Problem to work on ▸
Would you print the material exactly, starting at its first line and ending at the line holding "(sL -| par.west);"?

-- BEGIN Given information --

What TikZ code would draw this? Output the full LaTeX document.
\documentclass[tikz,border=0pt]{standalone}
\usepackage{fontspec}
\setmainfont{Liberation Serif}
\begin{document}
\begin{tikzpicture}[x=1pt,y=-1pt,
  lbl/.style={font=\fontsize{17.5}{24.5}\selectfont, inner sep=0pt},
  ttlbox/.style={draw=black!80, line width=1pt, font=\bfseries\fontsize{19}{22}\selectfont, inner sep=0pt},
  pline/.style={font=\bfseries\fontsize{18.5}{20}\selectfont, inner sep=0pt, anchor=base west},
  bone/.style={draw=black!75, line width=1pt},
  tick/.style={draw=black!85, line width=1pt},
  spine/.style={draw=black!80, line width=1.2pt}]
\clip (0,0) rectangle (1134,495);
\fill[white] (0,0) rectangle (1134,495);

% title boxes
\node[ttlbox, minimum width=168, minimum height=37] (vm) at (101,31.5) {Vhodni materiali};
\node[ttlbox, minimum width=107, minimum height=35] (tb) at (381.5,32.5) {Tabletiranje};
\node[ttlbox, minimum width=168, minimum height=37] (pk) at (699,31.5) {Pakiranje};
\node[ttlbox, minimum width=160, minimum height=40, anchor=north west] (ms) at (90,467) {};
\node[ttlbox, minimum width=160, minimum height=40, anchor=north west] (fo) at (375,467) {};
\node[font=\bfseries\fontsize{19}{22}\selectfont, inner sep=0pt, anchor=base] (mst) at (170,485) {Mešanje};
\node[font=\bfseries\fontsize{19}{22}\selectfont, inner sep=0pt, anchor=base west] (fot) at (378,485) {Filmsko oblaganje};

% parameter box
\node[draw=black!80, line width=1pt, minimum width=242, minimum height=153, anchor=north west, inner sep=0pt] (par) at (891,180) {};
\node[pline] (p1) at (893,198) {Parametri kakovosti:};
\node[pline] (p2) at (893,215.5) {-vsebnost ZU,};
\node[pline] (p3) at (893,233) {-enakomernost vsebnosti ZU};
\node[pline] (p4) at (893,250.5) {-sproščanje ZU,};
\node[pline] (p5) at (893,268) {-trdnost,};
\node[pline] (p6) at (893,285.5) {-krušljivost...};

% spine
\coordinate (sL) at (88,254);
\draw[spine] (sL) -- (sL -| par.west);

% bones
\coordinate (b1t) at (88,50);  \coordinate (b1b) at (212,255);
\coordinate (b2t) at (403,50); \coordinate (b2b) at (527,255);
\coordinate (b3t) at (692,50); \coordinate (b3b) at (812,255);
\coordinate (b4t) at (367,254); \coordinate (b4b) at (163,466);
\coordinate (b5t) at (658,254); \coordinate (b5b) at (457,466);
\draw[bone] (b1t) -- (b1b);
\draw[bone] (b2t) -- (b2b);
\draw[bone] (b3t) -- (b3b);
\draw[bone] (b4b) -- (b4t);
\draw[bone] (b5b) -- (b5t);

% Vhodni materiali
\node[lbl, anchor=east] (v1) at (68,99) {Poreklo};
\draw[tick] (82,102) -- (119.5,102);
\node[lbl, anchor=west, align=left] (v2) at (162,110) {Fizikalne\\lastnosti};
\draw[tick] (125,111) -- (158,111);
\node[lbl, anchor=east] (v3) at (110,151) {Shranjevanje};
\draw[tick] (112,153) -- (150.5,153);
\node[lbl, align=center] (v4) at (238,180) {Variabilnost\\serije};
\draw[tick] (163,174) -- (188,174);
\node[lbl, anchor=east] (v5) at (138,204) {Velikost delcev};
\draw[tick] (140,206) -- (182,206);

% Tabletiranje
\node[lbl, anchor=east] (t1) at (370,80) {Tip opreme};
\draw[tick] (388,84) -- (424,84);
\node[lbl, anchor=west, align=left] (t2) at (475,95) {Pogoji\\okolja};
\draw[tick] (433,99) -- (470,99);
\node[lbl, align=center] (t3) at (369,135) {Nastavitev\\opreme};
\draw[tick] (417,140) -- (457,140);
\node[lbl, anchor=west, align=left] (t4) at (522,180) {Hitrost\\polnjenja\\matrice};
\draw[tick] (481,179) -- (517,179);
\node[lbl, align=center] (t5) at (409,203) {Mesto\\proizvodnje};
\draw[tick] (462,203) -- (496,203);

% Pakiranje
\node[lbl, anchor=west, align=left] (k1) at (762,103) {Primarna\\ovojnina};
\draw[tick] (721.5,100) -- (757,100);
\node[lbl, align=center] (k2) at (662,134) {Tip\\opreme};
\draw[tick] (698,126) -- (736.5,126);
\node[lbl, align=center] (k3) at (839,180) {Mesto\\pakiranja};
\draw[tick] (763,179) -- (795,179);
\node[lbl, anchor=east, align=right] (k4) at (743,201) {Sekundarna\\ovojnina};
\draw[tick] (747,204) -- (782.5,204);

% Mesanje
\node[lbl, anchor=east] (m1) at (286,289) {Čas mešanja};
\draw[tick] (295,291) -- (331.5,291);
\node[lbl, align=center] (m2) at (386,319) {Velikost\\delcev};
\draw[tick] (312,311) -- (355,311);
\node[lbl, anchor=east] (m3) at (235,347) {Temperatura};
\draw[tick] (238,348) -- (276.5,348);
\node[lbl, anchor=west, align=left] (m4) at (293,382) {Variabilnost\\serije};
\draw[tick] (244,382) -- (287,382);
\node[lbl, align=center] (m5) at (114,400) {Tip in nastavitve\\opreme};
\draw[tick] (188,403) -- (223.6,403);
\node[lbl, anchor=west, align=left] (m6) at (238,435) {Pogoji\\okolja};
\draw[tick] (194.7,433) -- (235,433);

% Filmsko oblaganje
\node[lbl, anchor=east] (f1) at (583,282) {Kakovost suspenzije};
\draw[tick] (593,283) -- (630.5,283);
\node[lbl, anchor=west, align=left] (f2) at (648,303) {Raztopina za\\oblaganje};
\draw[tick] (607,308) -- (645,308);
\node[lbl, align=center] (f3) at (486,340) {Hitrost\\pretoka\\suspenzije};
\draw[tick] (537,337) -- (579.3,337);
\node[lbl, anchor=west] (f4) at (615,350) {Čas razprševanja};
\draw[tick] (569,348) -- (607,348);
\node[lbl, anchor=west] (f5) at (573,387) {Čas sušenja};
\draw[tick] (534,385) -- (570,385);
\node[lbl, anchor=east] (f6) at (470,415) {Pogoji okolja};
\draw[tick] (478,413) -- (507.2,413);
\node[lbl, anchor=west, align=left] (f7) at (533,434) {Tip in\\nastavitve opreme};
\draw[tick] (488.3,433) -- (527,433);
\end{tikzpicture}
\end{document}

-- END Given information --

Solution to the exercise ▸
What TikZ code would draw this? Output the full LaTeX document.
\documentclass[tikz,border=0pt]{standalone}
\usepackage{fontspec}
\setmainfont{Liberation Serif}
\begin{document}
\begin{tikzpicture}[x=1pt,y=-1pt,
  lbl/.style={font=\fontsize{17.5}{24.5}\selectfont, inner sep=0pt},
  ttlbox/.style={draw=black!80, line width=1pt, font=\bfseries\fontsize{19}{22}\selectfont, inner sep=0pt},
  pline/.style={font=\bfseries\fontsize{18.5}{20}\selectfont, inner sep=0pt, anchor=base west},
  bone/.style={draw=black!75, line width=1pt},
  tick/.style={draw=black!85, line width=1pt},
  spine/.style={draw=black!80, line width=1.2pt}]
\clip (0,0) rectangle (1134,495);
\fill[white] (0,0) rectangle (1134,495);

% title boxes
\node[ttlbox, minimum width=168, minimum height=37] (vm) at (101,31.5) {Vhodni materiali};
\node[ttlbox, minimum width=107, minimum height=35] (tb) at (381.5,32.5) {Tabletiranje};
\node[ttlbox, minimum width=168, minimum height=37] (pk) at (699,31.5) {Pakiranje};
\node[ttlbox, minimum width=160, minimum height=40, anchor=north west] (ms) at (90,467) {};
\node[ttlbox, minimum width=160, minimum height=40, anchor=north west] (fo) at (375,467) {};
\node[font=\bfseries\fontsize{19}{22}\selectfont, inner sep=0pt, anchor=base] (mst) at (170,485) {Mešanje};
\node[font=\bfseries\fontsize{19}{22}\selectfont, inner sep=0pt, anchor=base west] (fot) at (378,485) {Filmsko oblaganje};

% parameter box
\node[draw=black!80, line width=1pt, minimum width=242, minimum height=153, anchor=north west, inner sep=0pt] (par) at (891,180) {};
\node[pline] (p1) at (893,198) {Parametri kakovosti:};
\node[pline] (p2) at (893,215.5) {-vsebnost ZU,};
\node[pline] (p3) at (893,233) {-enakomernost vsebnosti ZU};
\node[pline] (p4) at (893,250.5) {-sproščanje ZU,};
\node[pline] (p5) at (893,268) {-trdnost,};
\node[pline] (p6) at (893,285.5) {-krušljivost...};

% spine
\coordinate (sL) at (88,254);
\draw[spine] (sL) -- (sL -| par.west);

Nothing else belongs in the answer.